Work to do:
Exact reproduction of the data is required, with images excluded.

Data shown:

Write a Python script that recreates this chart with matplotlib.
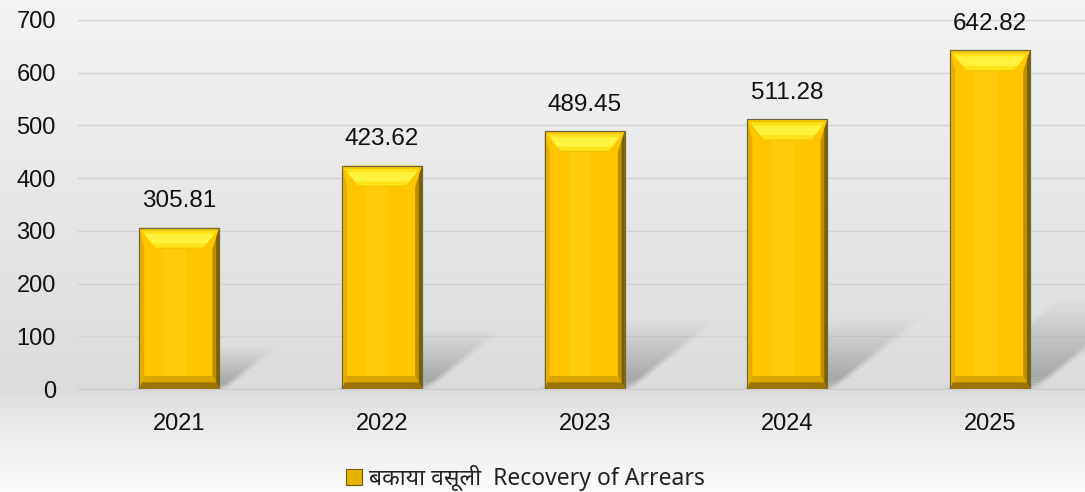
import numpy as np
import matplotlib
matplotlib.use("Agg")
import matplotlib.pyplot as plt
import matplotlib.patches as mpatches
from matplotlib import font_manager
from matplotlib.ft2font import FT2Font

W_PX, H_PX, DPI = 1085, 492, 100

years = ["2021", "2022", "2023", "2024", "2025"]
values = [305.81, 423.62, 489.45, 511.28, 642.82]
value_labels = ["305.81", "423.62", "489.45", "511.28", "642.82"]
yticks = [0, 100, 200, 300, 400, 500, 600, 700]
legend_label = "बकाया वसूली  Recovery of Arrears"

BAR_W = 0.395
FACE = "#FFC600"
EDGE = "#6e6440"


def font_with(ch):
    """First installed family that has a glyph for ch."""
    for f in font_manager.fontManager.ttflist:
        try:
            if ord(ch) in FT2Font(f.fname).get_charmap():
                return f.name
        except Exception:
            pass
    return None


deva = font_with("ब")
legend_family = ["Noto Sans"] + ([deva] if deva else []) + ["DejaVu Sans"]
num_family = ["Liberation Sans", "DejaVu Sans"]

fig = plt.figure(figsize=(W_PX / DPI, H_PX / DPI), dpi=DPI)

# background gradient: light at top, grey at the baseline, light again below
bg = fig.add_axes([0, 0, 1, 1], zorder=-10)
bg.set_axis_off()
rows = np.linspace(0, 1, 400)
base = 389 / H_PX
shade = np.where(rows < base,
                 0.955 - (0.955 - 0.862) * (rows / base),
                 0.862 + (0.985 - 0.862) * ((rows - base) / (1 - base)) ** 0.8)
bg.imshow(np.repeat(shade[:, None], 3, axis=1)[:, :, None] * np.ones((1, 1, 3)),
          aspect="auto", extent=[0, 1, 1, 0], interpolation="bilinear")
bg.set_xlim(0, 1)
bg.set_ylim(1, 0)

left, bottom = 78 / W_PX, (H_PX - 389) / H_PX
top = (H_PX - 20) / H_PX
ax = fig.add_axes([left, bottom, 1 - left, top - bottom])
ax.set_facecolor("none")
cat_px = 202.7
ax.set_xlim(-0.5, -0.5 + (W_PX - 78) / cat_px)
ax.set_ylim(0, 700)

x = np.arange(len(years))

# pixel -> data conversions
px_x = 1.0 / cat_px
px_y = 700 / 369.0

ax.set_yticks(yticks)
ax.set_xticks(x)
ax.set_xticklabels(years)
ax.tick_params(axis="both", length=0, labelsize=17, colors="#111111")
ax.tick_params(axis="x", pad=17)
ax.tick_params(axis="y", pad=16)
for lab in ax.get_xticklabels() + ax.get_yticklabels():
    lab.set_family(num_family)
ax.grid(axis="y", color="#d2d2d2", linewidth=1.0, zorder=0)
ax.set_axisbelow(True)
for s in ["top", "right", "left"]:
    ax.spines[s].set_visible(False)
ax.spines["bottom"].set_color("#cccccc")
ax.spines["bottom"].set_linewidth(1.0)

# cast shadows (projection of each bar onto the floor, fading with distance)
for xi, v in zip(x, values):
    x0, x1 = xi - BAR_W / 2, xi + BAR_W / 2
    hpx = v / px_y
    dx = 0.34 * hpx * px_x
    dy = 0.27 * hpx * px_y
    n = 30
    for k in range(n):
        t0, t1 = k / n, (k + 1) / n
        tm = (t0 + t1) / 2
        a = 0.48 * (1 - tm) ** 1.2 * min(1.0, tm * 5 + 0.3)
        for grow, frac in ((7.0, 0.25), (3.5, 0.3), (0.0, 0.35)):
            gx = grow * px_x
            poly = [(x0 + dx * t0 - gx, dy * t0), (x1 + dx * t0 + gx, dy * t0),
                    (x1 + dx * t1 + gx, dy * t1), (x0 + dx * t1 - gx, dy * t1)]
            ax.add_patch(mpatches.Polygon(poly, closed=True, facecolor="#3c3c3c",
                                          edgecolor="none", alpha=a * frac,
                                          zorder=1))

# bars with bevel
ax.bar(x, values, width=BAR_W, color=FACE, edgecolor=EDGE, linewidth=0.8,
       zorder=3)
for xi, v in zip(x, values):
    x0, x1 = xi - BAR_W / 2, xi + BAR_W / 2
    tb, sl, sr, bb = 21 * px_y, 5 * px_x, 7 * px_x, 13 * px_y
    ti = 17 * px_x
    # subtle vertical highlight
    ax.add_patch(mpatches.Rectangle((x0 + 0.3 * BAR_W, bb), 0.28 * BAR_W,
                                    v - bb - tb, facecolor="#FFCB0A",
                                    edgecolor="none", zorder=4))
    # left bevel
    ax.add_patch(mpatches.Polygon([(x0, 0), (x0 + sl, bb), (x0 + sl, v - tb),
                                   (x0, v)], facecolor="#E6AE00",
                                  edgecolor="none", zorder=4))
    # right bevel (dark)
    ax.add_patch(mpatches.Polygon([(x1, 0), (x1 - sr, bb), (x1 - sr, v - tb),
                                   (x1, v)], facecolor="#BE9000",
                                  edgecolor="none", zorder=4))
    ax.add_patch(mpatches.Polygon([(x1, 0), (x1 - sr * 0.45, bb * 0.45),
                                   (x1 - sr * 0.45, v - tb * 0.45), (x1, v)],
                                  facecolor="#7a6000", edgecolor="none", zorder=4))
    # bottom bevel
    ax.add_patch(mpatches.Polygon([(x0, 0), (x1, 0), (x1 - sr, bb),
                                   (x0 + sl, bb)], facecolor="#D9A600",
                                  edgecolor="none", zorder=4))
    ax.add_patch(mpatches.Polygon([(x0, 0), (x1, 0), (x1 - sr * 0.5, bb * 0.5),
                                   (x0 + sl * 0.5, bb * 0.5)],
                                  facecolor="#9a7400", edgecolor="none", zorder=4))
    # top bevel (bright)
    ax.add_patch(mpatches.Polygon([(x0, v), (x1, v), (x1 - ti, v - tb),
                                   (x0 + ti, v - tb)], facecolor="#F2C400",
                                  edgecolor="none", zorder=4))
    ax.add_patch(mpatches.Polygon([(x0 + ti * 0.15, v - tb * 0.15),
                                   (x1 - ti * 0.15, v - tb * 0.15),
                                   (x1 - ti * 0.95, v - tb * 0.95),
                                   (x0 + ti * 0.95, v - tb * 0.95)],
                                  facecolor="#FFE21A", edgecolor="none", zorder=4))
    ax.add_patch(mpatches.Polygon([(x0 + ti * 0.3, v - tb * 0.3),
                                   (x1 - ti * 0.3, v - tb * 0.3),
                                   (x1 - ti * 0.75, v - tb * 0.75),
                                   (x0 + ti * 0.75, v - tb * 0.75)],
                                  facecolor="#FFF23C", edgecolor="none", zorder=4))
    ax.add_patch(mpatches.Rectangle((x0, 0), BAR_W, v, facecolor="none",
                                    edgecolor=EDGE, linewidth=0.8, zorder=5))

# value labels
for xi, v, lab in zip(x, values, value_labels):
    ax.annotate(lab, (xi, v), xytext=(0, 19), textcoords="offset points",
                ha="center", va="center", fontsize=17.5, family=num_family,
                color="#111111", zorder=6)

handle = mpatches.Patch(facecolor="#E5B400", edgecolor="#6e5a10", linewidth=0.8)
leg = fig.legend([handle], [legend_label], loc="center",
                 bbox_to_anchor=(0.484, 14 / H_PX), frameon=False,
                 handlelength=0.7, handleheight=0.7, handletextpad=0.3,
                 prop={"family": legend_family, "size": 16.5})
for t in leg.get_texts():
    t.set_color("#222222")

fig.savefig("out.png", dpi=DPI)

Answer in full:
Write a Python script that recreates this chart with matplotlib.
import numpy as np
import matplotlib
matplotlib.use("Agg")
import matplotlib.pyplot as plt
import matplotlib.patches as mpatches
from matplotlib import font_manager
from matplotlib.ft2font import FT2Font

W_PX, H_PX, DPI = 1085, 492, 100

years = ["2021", "2022", "2023", "2024", "2025"]
values = [305.81, 423.62, 489.45, 511.28, 642.82]
value_labels = ["305.81", "423.62", "489.45", "511.28", "642.82"]
yticks = [0, 100, 200, 300, 400, 500, 600, 700]
legend_label = "बकाया वसूली  Recovery of Arrears"

BAR_W = 0.395
FACE = "#FFC600"
EDGE = "#6e6440"


def font_with(ch):
    """First installed family that has a glyph for ch."""
    for f in font_manager.fontManager.ttflist:
        try:
            if ord(ch) in FT2Font(f.fname).get_charmap():
                return f.name
        except Exception:
            pass
    return None


deva = font_with("ब")
legend_family = ["Noto Sans"] + ([deva] if deva else []) + ["DejaVu Sans"]
num_family = ["Liberation Sans", "DejaVu Sans"]

fig = plt.figure(figsize=(W_PX / DPI, H_PX / DPI), dpi=DPI)

# background gradient: light at top, grey at the baseline, light again below
bg = fig.add_axes([0, 0, 1, 1], zorder=-10)
bg.set_axis_off()
rows = np.linspace(0, 1, 400)
base = 389 / H_PX
shade = np.where(rows < base,
                 0.955 - (0.955 - 0.862) * (rows / base),
                 0.862 + (0.985 - 0.862) * ((rows - base) / (1 - base)) ** 0.8)
bg.imshow(np.repeat(shade[:, None], 3, axis=1)[:, :, None] * np.ones((1, 1, 3)),
          aspect="auto", extent=[0, 1, 1, 0], interpolation="bilinear")
bg.set_xlim(0, 1)
bg.set_ylim(1, 0)

left, bottom = 78 / W_PX, (H_PX - 389) / H_PX
top = (H_PX - 20) / H_PX
ax = fig.add_axes([left, bottom, 1 - left, top - bottom])
ax.set_facecolor("none")
cat_px = 202.7
ax.set_xlim(-0.5, -0.5 + (W_PX - 78) / cat_px)
ax.set_ylim(0, 700)

x = np.arange(len(years))

# pixel -> data conversions
px_x = 1.0 / cat_px
px_y = 700 / 369.0

ax.set_yticks(yticks)
ax.set_xticks(x)
ax.set_xticklabels(years)
ax.tick_params(axis="both", length=0, labelsize=17, colors="#111111")
ax.tick_params(axis="x", pad=17)
ax.tick_params(axis="y", pad=16)
for lab in ax.get_xticklabels() + ax.get_yticklabels():
    lab.set_family(num_family)
ax.grid(axis="y", color="#d2d2d2", linewidth=1.0, zorder=0)
ax.set_axisbelow(True)
for s in ["top", "right", "left"]:
    ax.spines[s].set_visible(False)
ax.spines["bottom"].set_color("#cccccc")
ax.spines["bottom"].set_linewidth(1.0)

# cast shadows (projection of each bar onto the floor, fading with distance)
for xi, v in zip(x, values):
    x0, x1 = xi - BAR_W / 2, xi + BAR_W / 2
    hpx = v / px_y
    dx = 0.34 * hpx * px_x
    dy = 0.27 * hpx * px_y
    n = 30
    for k in range(n):
        t0, t1 = k / n, (k + 1) / n
        tm = (t0 + t1) / 2
        a = 0.48 * (1 - tm) ** 1.2 * min(1.0, tm * 5 + 0.3)
        for grow, frac in ((7.0, 0.25), (3.5, 0.3), (0.0, 0.35)):
            gx = grow * px_x
            poly = [(x0 + dx * t0 - gx, dy * t0), (x1 + dx * t0 + gx, dy * t0),
                    (x1 + dx * t1 + gx, dy * t1), (x0 + dx * t1 - gx, dy * t1)]
            ax.add_patch(mpatches.Polygon(poly, closed=True, facecolor="#3c3c3c",
                                          edgecolor="none", alpha=a * frac,
                                          zorder=1))

# bars with bevel
ax.bar(x, values, width=BAR_W, color=FACE, edgecolor=EDGE, linewidth=0.8,
       zorder=3)
for xi, v in zip(x, values):
    x0, x1 = xi - BAR_W / 2, xi + BAR_W / 2
    tb, sl, sr, bb = 21 * px_y, 5 * px_x, 7 * px_x, 13 * px_y
    ti = 17 * px_x
    # subtle vertical highlight
    ax.add_patch(mpatches.Rectangle((x0 + 0.3 * BAR_W, bb), 0.28 * BAR_W,
                                    v - bb - tb, facecolor="#FFCB0A",
                                    edgecolor="none", zorder=4))
    # left bevel
    ax.add_patch(mpatches.Polygon([(x0, 0), (x0 + sl, bb), (x0 + sl, v - tb),
                                   (x0, v)], facecolor="#E6AE00",
                                  edgecolor="none", zorder=4))
    # right bevel (dark)
    ax.add_patch(mpatches.Polygon([(x1, 0), (x1 - sr, bb), (x1 - sr, v - tb),
                                   (x1, v)], facecolor="#BE9000",
                                  edgecolor="none", zorder=4))
    ax.add_patch(mpatches.Polygon([(x1, 0), (x1 - sr * 0.45, bb * 0.45),
                                   (x1 - sr * 0.45, v - tb * 0.45), (x1, v)],
                                  facecolor="#7a6000", edgecolor="none", zorder=4))
    # bottom bevel
    ax.add_patch(mpatches.Polygon([(x0, 0), (x1, 0), (x1 - sr, bb),
                                   (x0 + sl, bb)], facecolor="#D9A600",
                                  edgecolor="none", zorder=4))
    ax.add_patch(mpatches.Polygon([(x0, 0), (x1, 0), (x1 - sr * 0.5, bb * 0.5),
                                   (x0 + sl * 0.5, bb * 0.5)],
                                  facecolor="#9a7400", edgecolor="none", zorder=4))
    # top bevel (bright)
    ax.add_patch(mpatches.Polygon([(x0, v), (x1, v), (x1 - ti, v - tb),
                                   (x0 + ti, v - tb)], facecolor="#F2C400",
                                  edgecolor="none", zorder=4))
    ax.add_patch(mpatches.Polygon([(x0 + ti * 0.15, v - tb * 0.15),
                                   (x1 - ti * 0.15, v - tb * 0.15),
                                   (x1 - ti * 0.95, v - tb * 0.95),
                                   (x0 + ti * 0.95, v - tb * 0.95)],
                                  facecolor="#FFE21A", edgecolor="none", zorder=4))
    ax.add_patch(mpatches.Polygon([(x0 + ti * 0.3, v - tb * 0.3),
                                   (x1 - ti * 0.3, v - tb * 0.3),
                                   (x1 - ti * 0.75, v - tb * 0.75),
                                   (x0 + ti * 0.75, v - tb * 0.75)],
                                  facecolor="#FFF23C", edgecolor="none", zorder=4))
    ax.add_patch(mpatches.Rectangle((x0, 0), BAR_W, v, facecolor="none",
                                    edgecolor=EDGE, linewidth=0.8, zorder=5))

# value labels
for xi, v, lab in zip(x, values, value_labels):
    ax.annotate(lab, (xi, v), xytext=(0, 19), textcoords="offset points",
                ha="center", va="center", fontsize=17.5, family=num_family,
                color="#111111", zorder=6)

handle = mpatches.Patch(facecolor="#E5B400", edgecolor="#6e5a10", linewidth=0.8)
leg = fig.legend([handle], [legend_label], loc="center",
                 bbox_to_anchor=(0.484, 14 / H_PX), frameon=False,
                 handlelength=0.7, handleheight=0.7, handletextpad=0.3,
                 prop={"family": legend_family, "size": 16.5})
for t in leg.get_texts():
    t.set_color("#222222")

fig.savefig("out.png", dpi=DPI)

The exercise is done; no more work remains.